54 yıllık aşk: Tek isteğim Betül'den önce ölmek...
54 yıllık bir evlilik... Bugün kaybettiğimiz usta sanatçı Cüneyt Arkın ve eşi Betül Cüreklibatur'ın evlilikleri yarım asırı devirmişti. Yeşilçam'ın usta ismi Instagram mesajlarında sık sık eşine ve ailesine olan düşkünlüğünü paylaşıyordu. En büyük korkusu da eşine ilişkindi...
Türk sinemasının jönü Cüneyt Arkın'ı kaybettik... Usta sanatçı kalp durması sonucu yaşamını yitirdi. Hastaneden yapılan açıklamada, "Türk sinemasının değerli oyuncusu Sayın Cüneyt Arkın kalbinin durması sebebiyle ambulansla geldiği Liv Hospital’da bütün yeniden canlandırma çabalarına rağmen hayatını kaybetti. Liv Hospital Ailesi olarak Türk sinemasının dev oyuncusunu kaybetmenin üzüntüsü içindeyiz" denildi... Cüneyt Arkın sadece sinemadaki kariyeri değil eşine olan aşkıyla da sıkça gündeme gelen bir isimdi...

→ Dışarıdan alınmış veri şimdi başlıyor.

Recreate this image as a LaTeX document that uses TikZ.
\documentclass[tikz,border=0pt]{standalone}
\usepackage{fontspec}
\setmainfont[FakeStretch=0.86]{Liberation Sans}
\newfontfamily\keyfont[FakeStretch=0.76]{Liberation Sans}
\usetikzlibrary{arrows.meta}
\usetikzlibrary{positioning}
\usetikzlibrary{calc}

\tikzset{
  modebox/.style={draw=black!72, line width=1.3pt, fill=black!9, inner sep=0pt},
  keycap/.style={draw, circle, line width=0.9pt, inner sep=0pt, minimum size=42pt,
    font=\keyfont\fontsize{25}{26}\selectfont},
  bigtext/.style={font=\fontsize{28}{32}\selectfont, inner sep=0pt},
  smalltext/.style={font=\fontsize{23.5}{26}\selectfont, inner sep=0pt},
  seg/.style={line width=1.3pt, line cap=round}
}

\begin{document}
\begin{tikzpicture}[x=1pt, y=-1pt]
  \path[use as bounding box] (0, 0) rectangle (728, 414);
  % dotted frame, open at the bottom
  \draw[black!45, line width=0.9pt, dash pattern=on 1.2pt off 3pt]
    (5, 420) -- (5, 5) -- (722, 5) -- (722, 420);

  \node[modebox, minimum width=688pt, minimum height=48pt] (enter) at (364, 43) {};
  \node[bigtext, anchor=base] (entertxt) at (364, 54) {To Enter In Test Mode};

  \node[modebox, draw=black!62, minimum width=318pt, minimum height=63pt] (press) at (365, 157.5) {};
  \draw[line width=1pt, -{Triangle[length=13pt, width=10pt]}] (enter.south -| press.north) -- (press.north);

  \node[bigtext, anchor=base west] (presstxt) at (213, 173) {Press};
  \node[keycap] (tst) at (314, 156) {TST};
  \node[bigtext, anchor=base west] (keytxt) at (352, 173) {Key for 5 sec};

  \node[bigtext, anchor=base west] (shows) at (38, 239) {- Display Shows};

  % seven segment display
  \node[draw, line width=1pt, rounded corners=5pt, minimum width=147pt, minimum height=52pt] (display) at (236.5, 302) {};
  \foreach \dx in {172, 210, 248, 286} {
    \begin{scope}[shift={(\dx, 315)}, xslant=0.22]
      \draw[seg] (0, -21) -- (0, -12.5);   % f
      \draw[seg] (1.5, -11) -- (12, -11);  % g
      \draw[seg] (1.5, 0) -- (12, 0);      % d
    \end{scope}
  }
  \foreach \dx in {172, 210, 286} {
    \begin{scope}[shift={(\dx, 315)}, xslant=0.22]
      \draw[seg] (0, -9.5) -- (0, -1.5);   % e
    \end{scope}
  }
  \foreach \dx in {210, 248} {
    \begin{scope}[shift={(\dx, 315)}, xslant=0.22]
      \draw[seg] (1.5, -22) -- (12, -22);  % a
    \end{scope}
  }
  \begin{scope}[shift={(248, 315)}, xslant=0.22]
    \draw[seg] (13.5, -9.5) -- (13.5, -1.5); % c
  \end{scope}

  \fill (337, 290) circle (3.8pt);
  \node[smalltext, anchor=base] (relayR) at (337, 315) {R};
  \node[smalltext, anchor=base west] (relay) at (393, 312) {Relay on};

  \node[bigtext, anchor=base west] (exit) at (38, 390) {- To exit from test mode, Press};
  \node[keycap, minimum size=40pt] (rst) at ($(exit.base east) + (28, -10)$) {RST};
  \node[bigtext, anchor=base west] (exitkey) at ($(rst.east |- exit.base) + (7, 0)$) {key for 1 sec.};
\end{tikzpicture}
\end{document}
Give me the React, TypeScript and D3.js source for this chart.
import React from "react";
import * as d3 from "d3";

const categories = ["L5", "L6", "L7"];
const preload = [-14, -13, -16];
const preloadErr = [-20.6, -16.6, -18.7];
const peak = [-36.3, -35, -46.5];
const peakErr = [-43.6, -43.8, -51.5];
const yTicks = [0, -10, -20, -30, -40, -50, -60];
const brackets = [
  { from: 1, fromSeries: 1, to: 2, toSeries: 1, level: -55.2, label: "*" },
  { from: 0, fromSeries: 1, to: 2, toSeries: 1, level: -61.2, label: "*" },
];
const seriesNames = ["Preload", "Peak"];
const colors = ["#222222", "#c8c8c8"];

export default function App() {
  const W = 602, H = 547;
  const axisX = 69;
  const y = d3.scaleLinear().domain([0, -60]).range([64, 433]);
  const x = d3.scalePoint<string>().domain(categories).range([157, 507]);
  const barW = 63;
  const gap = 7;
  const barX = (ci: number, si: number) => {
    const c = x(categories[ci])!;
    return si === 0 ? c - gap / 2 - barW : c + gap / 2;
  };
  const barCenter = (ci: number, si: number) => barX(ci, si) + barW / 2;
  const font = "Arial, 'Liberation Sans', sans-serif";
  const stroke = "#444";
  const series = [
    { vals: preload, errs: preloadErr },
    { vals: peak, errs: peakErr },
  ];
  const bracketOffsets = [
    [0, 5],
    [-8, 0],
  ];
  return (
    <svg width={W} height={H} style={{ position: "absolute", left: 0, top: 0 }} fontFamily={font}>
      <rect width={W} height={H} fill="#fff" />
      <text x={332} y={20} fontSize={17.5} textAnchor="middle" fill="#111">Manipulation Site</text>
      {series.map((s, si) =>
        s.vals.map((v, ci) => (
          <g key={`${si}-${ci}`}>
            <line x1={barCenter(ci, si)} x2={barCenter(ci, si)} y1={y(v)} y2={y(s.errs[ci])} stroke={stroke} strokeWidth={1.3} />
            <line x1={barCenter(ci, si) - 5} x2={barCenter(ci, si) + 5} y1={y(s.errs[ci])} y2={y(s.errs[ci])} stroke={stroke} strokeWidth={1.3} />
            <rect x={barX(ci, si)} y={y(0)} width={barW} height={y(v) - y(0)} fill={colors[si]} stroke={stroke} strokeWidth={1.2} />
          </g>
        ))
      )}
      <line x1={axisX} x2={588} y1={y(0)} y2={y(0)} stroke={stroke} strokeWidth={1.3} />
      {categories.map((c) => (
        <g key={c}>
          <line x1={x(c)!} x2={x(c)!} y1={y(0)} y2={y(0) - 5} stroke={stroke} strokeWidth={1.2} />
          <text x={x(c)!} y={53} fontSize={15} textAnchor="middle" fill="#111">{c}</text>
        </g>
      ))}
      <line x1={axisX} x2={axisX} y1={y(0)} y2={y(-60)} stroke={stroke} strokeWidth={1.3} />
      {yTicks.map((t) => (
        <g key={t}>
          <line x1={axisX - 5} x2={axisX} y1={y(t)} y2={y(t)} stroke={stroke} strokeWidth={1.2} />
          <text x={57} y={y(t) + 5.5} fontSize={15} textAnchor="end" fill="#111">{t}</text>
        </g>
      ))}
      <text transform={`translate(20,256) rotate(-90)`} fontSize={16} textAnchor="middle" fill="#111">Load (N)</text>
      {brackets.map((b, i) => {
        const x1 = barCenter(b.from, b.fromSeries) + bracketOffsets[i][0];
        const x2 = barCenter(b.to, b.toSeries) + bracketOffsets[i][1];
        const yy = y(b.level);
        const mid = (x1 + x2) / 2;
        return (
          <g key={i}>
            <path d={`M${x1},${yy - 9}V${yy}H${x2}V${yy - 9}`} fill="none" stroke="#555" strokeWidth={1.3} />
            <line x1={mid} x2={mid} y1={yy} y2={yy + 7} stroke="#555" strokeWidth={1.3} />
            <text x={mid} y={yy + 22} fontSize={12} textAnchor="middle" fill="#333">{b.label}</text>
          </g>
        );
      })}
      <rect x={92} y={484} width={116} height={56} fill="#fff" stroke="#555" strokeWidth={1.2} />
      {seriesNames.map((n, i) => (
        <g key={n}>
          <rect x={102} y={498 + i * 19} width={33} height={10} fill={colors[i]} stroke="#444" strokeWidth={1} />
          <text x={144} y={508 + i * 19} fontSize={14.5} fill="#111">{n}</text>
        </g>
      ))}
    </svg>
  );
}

Cüneyt Arkın, Instagram hesabından hayattaki en büyük korkusunu şu sözlerle anlatmıştı: "Hiçbir şeyden korkmadığım kadar eşimi kaybetmekten korkuyorum. Karımı, canımı, bebeğimi, Betül’ümü kaybettiğim an ben de yok olurum.."

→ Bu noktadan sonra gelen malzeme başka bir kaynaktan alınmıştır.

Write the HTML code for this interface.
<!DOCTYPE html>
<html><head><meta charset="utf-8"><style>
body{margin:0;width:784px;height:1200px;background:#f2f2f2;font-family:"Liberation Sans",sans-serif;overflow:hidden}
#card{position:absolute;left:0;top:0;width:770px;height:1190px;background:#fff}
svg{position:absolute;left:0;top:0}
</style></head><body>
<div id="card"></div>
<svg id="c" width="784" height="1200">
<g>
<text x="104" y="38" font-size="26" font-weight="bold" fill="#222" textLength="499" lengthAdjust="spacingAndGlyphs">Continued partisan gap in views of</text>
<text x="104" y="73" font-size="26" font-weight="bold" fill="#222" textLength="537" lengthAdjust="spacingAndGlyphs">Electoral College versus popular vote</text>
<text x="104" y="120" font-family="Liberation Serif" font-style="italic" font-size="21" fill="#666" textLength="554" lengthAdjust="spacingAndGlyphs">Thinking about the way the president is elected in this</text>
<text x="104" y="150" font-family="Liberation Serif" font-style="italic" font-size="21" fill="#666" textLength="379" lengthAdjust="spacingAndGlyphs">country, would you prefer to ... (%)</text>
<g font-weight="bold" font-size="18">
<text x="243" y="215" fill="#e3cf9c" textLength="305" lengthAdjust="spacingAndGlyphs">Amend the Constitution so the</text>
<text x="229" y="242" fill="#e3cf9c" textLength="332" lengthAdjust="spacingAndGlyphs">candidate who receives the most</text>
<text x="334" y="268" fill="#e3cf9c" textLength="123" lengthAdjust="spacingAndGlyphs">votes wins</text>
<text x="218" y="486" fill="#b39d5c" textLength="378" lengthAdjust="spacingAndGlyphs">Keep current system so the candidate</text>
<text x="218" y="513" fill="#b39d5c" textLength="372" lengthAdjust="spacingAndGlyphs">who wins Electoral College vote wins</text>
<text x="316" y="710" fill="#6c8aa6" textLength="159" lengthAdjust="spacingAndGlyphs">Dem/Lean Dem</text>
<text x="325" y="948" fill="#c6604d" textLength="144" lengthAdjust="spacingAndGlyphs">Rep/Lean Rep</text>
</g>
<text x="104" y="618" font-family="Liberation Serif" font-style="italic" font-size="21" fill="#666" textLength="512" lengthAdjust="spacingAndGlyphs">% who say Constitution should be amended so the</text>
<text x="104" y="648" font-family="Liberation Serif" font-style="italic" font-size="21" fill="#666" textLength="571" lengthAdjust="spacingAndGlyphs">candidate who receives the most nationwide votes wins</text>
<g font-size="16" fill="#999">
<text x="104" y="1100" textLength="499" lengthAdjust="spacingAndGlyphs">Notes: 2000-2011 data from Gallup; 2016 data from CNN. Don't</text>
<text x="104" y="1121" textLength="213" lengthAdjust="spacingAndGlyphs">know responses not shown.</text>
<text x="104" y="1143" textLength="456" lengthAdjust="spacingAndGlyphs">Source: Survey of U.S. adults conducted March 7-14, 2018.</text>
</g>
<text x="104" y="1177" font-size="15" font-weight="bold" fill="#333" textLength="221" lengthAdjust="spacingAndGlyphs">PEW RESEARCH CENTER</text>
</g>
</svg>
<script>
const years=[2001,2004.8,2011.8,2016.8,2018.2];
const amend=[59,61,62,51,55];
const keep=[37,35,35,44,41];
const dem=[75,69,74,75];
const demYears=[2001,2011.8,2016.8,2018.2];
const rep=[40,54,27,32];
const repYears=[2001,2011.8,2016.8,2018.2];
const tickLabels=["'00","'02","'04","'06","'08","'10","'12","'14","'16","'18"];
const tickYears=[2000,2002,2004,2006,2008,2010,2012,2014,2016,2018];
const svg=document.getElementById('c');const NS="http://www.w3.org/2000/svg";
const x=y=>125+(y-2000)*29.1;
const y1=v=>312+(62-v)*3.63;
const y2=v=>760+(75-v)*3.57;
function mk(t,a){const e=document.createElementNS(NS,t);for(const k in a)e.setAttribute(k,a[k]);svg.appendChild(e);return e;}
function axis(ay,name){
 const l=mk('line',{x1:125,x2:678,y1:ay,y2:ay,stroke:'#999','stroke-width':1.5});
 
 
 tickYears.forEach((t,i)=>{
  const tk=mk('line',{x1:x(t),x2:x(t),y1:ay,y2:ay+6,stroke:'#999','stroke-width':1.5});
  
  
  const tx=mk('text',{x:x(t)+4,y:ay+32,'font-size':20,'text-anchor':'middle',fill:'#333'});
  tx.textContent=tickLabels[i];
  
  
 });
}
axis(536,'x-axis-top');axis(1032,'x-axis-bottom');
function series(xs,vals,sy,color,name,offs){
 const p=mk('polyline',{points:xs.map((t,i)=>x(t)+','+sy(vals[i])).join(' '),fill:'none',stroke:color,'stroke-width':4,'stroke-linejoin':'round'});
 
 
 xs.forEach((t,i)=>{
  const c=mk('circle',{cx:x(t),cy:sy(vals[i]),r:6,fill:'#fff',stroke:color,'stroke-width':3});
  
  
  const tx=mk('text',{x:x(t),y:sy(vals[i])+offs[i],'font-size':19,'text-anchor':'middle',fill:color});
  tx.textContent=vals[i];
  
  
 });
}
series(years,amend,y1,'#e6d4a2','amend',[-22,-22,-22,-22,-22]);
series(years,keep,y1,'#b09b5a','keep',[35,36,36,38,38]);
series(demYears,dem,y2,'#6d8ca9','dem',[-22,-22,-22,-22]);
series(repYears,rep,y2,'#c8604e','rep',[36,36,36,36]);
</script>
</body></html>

Cüneyt Arkın aynı paylaşımında yarım asırı deviren evliliklerinden fotoğraflar da paylaşmıştı.
Çift yıllar önce verdikleri bir röportajda (2008) nasıl tanıştıklarını şöyle anlatmıştı:
Betül Hanım'ı gördüğünüz anı hatırlıyor musunuz?

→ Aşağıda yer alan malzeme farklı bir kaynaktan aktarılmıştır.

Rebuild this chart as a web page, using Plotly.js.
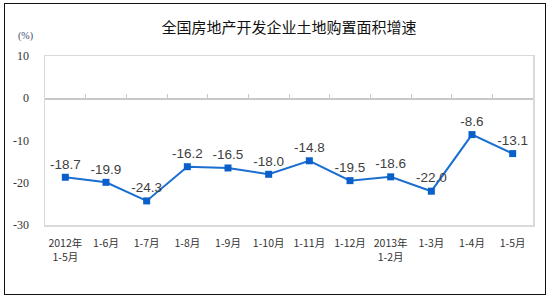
<!DOCTYPE html>
<html>
<head>
<meta charset="utf-8">
<script src="https://cdn.plot.ly/plotly-3.0.1.min.js"></script>
<style>
  html, body { margin:0; padding:0; background:#fff; }
  #wrap { position:relative; width:550px; height:299px; }
  #chart { width:550px; height:299px; }
  #frame { position:absolute; left:4px; top:3px; width:540px; height:290px;
           border:1.5px solid #111; pointer-events:none; }
</style>
</head>
<body>
<div id="wrap">
  <div id="chart"></div>
  <div id="frame"></div>
</div>
<script>
const categories = ["2012年<br>1-5月", "1-6月", "1-7月", "1-8月", "1-9月", "1-10月",
                    "1-11月", "1-12月", "2013年<br>1-2月", "1-3月", "1-4月", "1-5月"];
const growth = [-18.7, -19.9, -24.3, -16.2, -16.5, -18.0, -14.8, -19.5, -18.6, -22.0, -8.6, -13.1];
const yTicks = [10, 0, -10, -20, -30];
const titleText = "全国房地产开发企业土地购置面积增速";
const unitText = "(%)";

const boundaries = categories.slice(0, -1).map((_, i) => i + 0.5);

const traces = [
  {
    x: categories.map((_, i) => i),
    y: growth,
    type: "scatter",
    mode: "lines+markers+text",
    text: growth.map(v => v.toFixed(1)),
    textposition: "top center",
    textfont: { family: "Liberation Sans, Arial, sans-serif", size: 13.5, color: "#404040" },
    line: { color: "#1a6fd0", width: 2 },
    marker: { symbol: "square", size: 7, color: "#0a5fc8" },
    hoverinfo: "skip",
    cliponaxis: false
  },
  {
    x: categories.map((_, i) => i),
    y: growth,
    xaxis: "x2",
    type: "scatter",
    mode: "markers",
    marker: { opacity: 0 },
    hoverinfo: "skip",
    showlegend: false
  }
];

const layout = {
  width: 550,
  height: 299,
  margin: { l: 45, r: 17, t: 56, b: 74 },
  paper_bgcolor: "#fff",
  plot_bgcolor: "#fff",
  showlegend: false,
  title: {
    text: titleText,
    x: 0.5, xref: "paper", xanchor: "center",
    y: 22, yref: "container", yanchor: "middle",
    font: { family: "Noto Sans CJK SC, sans-serif", size: 15, color: "#111" }
  },
  xaxis: {
    range: [-0.5, 11.5],
    tickmode: "array",
    tickvals: categories.map((_, i) => i),
    ticktext: categories,
    showgrid: false,
    zeroline: false,
    showline: true,
    mirror: true,
    linecolor: "#d9d9d9",
    linewidth: 1.5,
    ticks: "",
    ticklabelstandoff: 8,
    tickfont: { family: "Noto Sans CJK SC, sans-serif", size: 10.5, color: "#333" }
  },
  xaxis2: {
    overlaying: "x",
    anchor: "free",
    position: 0.75,
    side: "top",
    range: [-0.5, 11.5],
    tickmode: "array",
    tickvals: boundaries,
    ticks: "outside",
    ticklen: 4,
    tickcolor: "#c8c8c8",
    tickwidth: 1,
    showticklabels: false,
    showgrid: false,
    zeroline: false,
    showline: true,
    linecolor: "#c8c8c8",
    linewidth: 1.5
  },
  yaxis: {
    range: [-30, 10],
    tickmode: "array",
    tickvals: yTicks,
    ticktext: yTicks.map(String),
    showgrid: false,
    zeroline: false,
    showline: true,
    mirror: true,
    linecolor: "#d9d9d9",
    linewidth: 1.5,
    ticks: "",
    ticklabelstandoff: 12,
    tickfont: { family: "Liberation Serif, serif", size: 12, color: "#333" }
  },
  annotations: [
    {
      text: unitText,
      xref: "paper", yref: "paper",
      x: -0.04, y: 1.0, xanchor: "center", yanchor: "bottom",
      yshift: 12,
      showarrow: false,
      font: { family: "Liberation Serif, serif", size: 10, color: "#3a4a70" }
    }
  ]
};

Plotly.newPlot("chart", traces, layout, { displayModeBar: false, staticPlot: true });
</script>
</body>
</html>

Arkadaşımın verdiği bir davetti. Uzaktan bir profil gördüm. Sarışın bir kız. Başını bükmüş, yalnız, tek başına. 'Niye eğlenmiyor?' dedim. O durumları çok yaşamışımdır kalabalık içinde. En kötüsü odur, kalabalık içinde yalnızlık. Benden biriymiş gibi geldi bir anda, sanki parçammış gibi.
Betül Cüreklibatur ise 2018 yılında yayınlanan bir röportajında tanışma anlarını şöyle anlatıyor:
B.C.: Arkadaş toplantısında. Fahrettin çok hoş adamdı, çevresi kadınlarla doluydu. Eee bir de ünlü… Ama ben pek oralı olmadım, lafın kısası benim sessiz duruşum onun dikkatini çekmiş.
“Bu kız bana niye yanaşmıyor” diye...
B.C.: Evet. “Herkes peşimde koşarken bu kadın neden bana bakmadı” egosu ile başladı. Tanıştık ve çok farklıydı o. Egosuz, bildiğin köyden gelmiş, özünü kaybetmemiş bir adam gibi. Tanıştık, derken birbirimizin vazgeçilmezi olduk ve bir yıl sonra evlendik.